Schon heute funktionieren die nationalen Systeme nicht oder nur sehr schlecht. Jetzt sollen 19 Systeme, die entweder gar nicht, nur auf dem Papier oder schlecht funktionieren, zu einem System zusammengefaßt werden. Wie wahrscheinlich ist es, dass dies besser funktioniert? Im Zweifel entsteht nicht eine europäischer Einlagensicherung sondern eine europäische Einlagenverunsicherung. Der Denkfehler ist, dass die Regulierer in Brüssel glauben, je größer die Versicherung, desto stabiler sei das System.

Das Gegenteil ist der Fall. Werden in einem zentralen System Fehler gemacht, zu wenig oder zu viel Geld für die Versicherung eingesammelt, zu schlecht kontrolliert oder zu viel Bürokratie den Banken aufgeladen, dann haften alle für die Fehler dieser zentralen Planwirtschaft. Ein Wettbewerb der Ideen, auch ein Systemwettbewerb findet nicht statt. Alle müssen dann Fehlentscheidungen, Fehlentwicklungen oder eine zu späte Korrektur der Zentrale ausbaden. Natürlich können die zentralen Planer auch zufällig einmal richtig liegen. Doch kein Beamter, kein Bürokrat und kein Regulierer können von Lappland bis Andalusien von Nordirland bis Kreta überschauen, welche Risiken auf die Banken und damit indirekt auf die Einleger in Zukunft zukommen.

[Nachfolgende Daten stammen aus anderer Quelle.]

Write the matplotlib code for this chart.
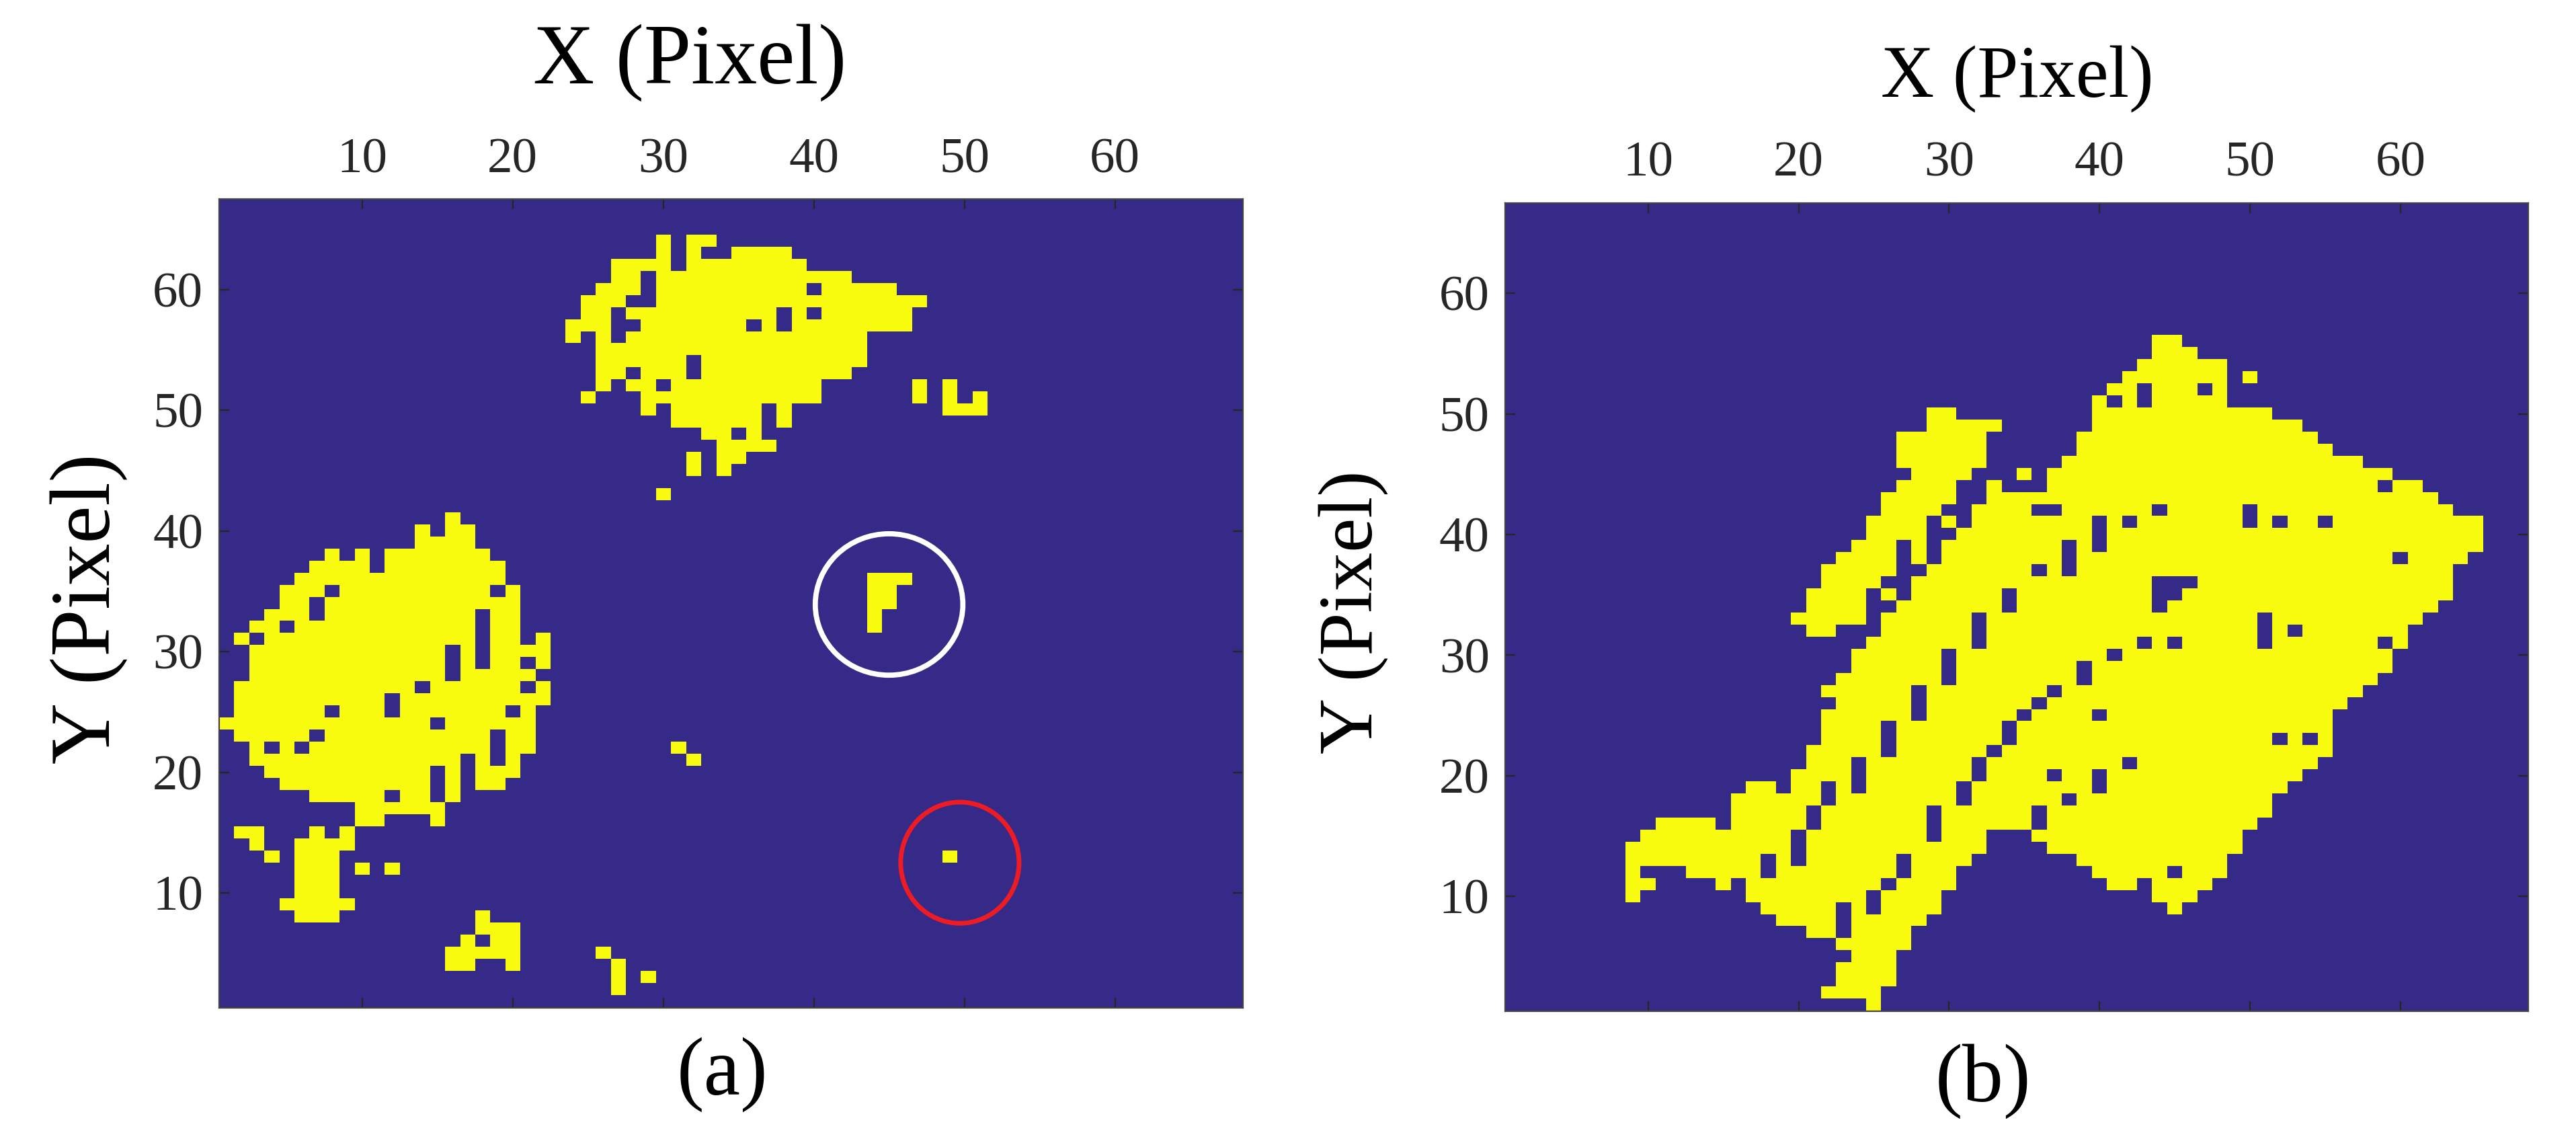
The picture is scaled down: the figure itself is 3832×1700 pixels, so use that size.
import numpy as np
import matplotlib
matplotlib.use("Agg")
import matplotlib.pyplot as plt
from matplotlib.colors import ListedColormap
from matplotlib.patches import Ellipse

plt.rcParams['font.family'] = ['Liberation Serif', 'DejaVu Serif']

W, H = 3832, 1700

# yellow pixels per row, row number -> column runs
left_rows = {
    64: "30 32-33", 63: "30 32 35-38", 62: "27-30 32-39", 61: "27-28 30-42",
    60: "26-28 30-39 41-45", 59: "25-27 30-47", 58: "25-26 28-37 39 41-46",
    57: "24-26 29-35 37 39-46", 56: "24 26 28-43", 55: "26-43", 54: "26-31 33-43",
    53: "26-27 29-31 33-42", 52: "26 28-29 31-40 47 49", 51: "25 29-40 47 49 51",
    50: "29 31-36 38 49-51", 49: "31-36 38", 48: "33-34 36", 47: "34-37",
    46: "32 34-35", 45: "32 34", 43: "30",
    41: "16", 40: "14 16-17", 39: "14-17", 38: "8 10 12-18", 37: "7-10 12-19",
    36: "6-19 44-46", 35: "5-7 9-18 20 44-45", 34: "5-6 8-20 44-45",
    33: "4-6 8-17 19-20 44", 32: "3-4 6-17 19-20 44", 31: "2 4-17 19-20 22",
    30: "3-15 17 19-22", 29: "3-15 17 19-20 22", 28: "3-15 17-21",
    27: "2-13 15-20 22", 26: "2-11 13-22", 25: "2-7 9-11 13-19 21",
    24: "1-14 16-21", 23: "2-6 8-18 20-21", 22: "3 5 7-18 20-21 31",
    21: "3-16 18 20 32", 20: "4-14 16 18-20", 19: "5-14 16 18-19",
    18: "7-11 13-14 16", 17: "10-15", 16: "10-11 15", 15: "2-3 7 9", 14: "3 6-9",
    13: "4 6-8 49", 12: "6-8 10 12", 11: "6-8", 10: "6-8", 9: "5-9", 8: "6-8 18",
    7: "18-20", 6: "17 19-20", 5: "16-20 26", 4: "16-17 20 27", 3: "27 29", 2: "27",
}

right_rows = {
    56: "44-45", 55: "44-46", 54: "43-48", 53: "42-48 50", 52: "41-42 44-46 48",
    51: "40 42 44-48", 50: "29-30 40-51", 49: "29-33 40-53", 48: "27-32 39-54",
    47: "27-32 39-55", 46: "27-32 38-57", 45: "28-31 35 37-59",
    44: "27-30 33 37-58 60-61", 43: "26-30 33-62",
    42: "26-29 32-35 38-43 45-49 51-63",
    41: "25-28 30 32-39 41 43-49 51 53-54 56-65",
    40: "25-28 31-39 41-65", 39: "24-26 28 30-37 39 41-65",
    38: "23-26 28 30-37 39-59 61-64", 37: "22-26 29-35 37 39-63",
    36: "22-25 28-43 47-63", 35: "21-24 26 28-33 35-43 46-63",
    34: "21-24 27-33 35-43 45-62", 33: "20-24 26-31 33-50 52-61",
    32: "21-22 26-31 33-50 52 54-60", 31: "25-31 33-42 44 46-50 52-58 60",
    30: "24-29 31-40 42-59", 29: "24-29 31-38 40-59", 28: "23-29 31-38 40-58",
    27: "22-27 29-36 38-57", 26: "23-27 29-35 37-56", 25: "22-27 29-34 36-39 41-55",
    24: "22-25 27-33 35-55", 23: "22-25 27-33 35-51 53 55", 22: "21-25 27-32 34-55",
    21: "21-23 25-31 33-41 43-54", 20: "20-23 25-31 33-36 38-39 41-53",
    19: "17-18 20-21 23 25-30 32-39 41-52", 18: "16-21 23-30 32-37 39-51",
    17: "16-20 22-28 30-35 37-51", 16: "11-14 16-20 22-28 30-35 37-50",
    15: "10-19 21-28 30-32 36-49", 14: "9-19 21-32 37-49",
    13: "9-17 19 21-26 28-31 39-48", 12: "9 13-17 19-26 28-30 40-44 46-48",
    11: "9-10 15 17-25 27-30 41-42 44-47", 10: "9 17-24 26-29 44-46",
    9: "18-22 24 26-29 45", 8: "19-22 24-28", 7: "21-22 24-27", 6: "23-27",
    5: "24-26", 4: "23-26", 3: "23-26", 2: "22-25", 1: "25",
}

x_ticks = [10, 20, 30, 40, 50, 60]
y_ticks = [10, 20, 30, 40, 50, 60]
x_label = "X (Pixel)"
y_label = "Y (Pixel)"
panel_names = ["(a)", "(b)"]

# circled spots in panel (a): x, y, x radius, y radius, colour, line width
white_spot = [45.0, 33.9, 4.9, 5.86, "white", 5.6]
red_spot = [49.7, 12.5, 3.93, 5.02, "#ed1c24", 5.0]


def build_mask(rows):
    mask = np.zeros((67, 68))
    for r, runs in rows.items():
        for run in runs.split():
            parts = run.split("-")
            mask[r - 1, int(parts[0]) - 1:int(parts[-1])] = 1
    return mask


def px_axes(fig, x0, x1, top, bottom):
    return fig.add_axes([x0 / W, 1 - bottom / H, (x1 - x0) / W, (bottom - top) / H])


def px_text(fig, x, y, s, **kw):
    fig.text(x / W, 1 - y / H, s, ha="center", va="baseline", color="black",
             rotation_mode="anchor", **kw)


cmap = ListedColormap(["#352a87", "#f9fb0e"])
fig = plt.figure(figsize=(W / 100, H / 100), dpi=100, facecolor="white")

ax_a = px_axes(fig, 325.7, 1849, 296, 1498.5)
ax_b = px_axes(fig, 2239.3, 3761, 301.6, 1503.5)

for ax, rows in [(ax_a, left_rows), (ax_b, right_rows)]:
    ax.imshow(build_mask(rows), origin="lower", extent=[0.5, 68.5, 0.5, 67.5],
              aspect="auto", cmap=cmap, interpolation="nearest", vmin=0, vmax=1)
    ax.set_xticks(x_ticks)
    ax.set_yticks(y_ticks)
    ax.xaxis.tick_top()
    ax.tick_params(which="both", direction="in", length=11, width=1.6, color="#262626",
                   labelcolor="#262626", labelsize=54, top=True, bottom=True,
                   left=True, right=True, pad=17)
    for s in ax.spines.values():
        s.set_linewidth(1.6)
        s.set_color("#444444")

for spot in [white_spot, red_spot]:
    ax_a.add_patch(Ellipse((spot[0], spot[1]), 2 * spot[2], 2 * spot[3], fill=False,
                           edgecolor=spot[4], linewidth=spot[5]))

px_text(fig, 1026, 124, x_label, fontsize=91)
px_text(fig, 3001, 145, x_label, fontsize=79)
px_text(fig, 163, 905, y_label, fontsize=91, rotation=90)
px_text(fig, 2041, 910, y_label, fontsize=83, rotation=90)
px_text(fig, 1075, 1628, panel_names[0], fontsize=88)
px_text(fig, 2950, 1638, panel_names[1], fontsize=88)

fig.savefig("out.png", dpi=100)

Werden dagegen Fehler individuell verantwortet, dann haften die Beteiligten selbst und kein anderer. Das ist bitter und kann auch vielfach existenzvernichtend sein. Jedoch lernen alle anderen aus dessen Schicksal, ändern ihr künftiges Verhalten und sind auch deshalb individuell erfolgreich. Das ist das Wesen und die Faszination der Marktwirtschaft. Eine Kollektivhaftung der Sparer und Steuerzahler passt dazu nicht.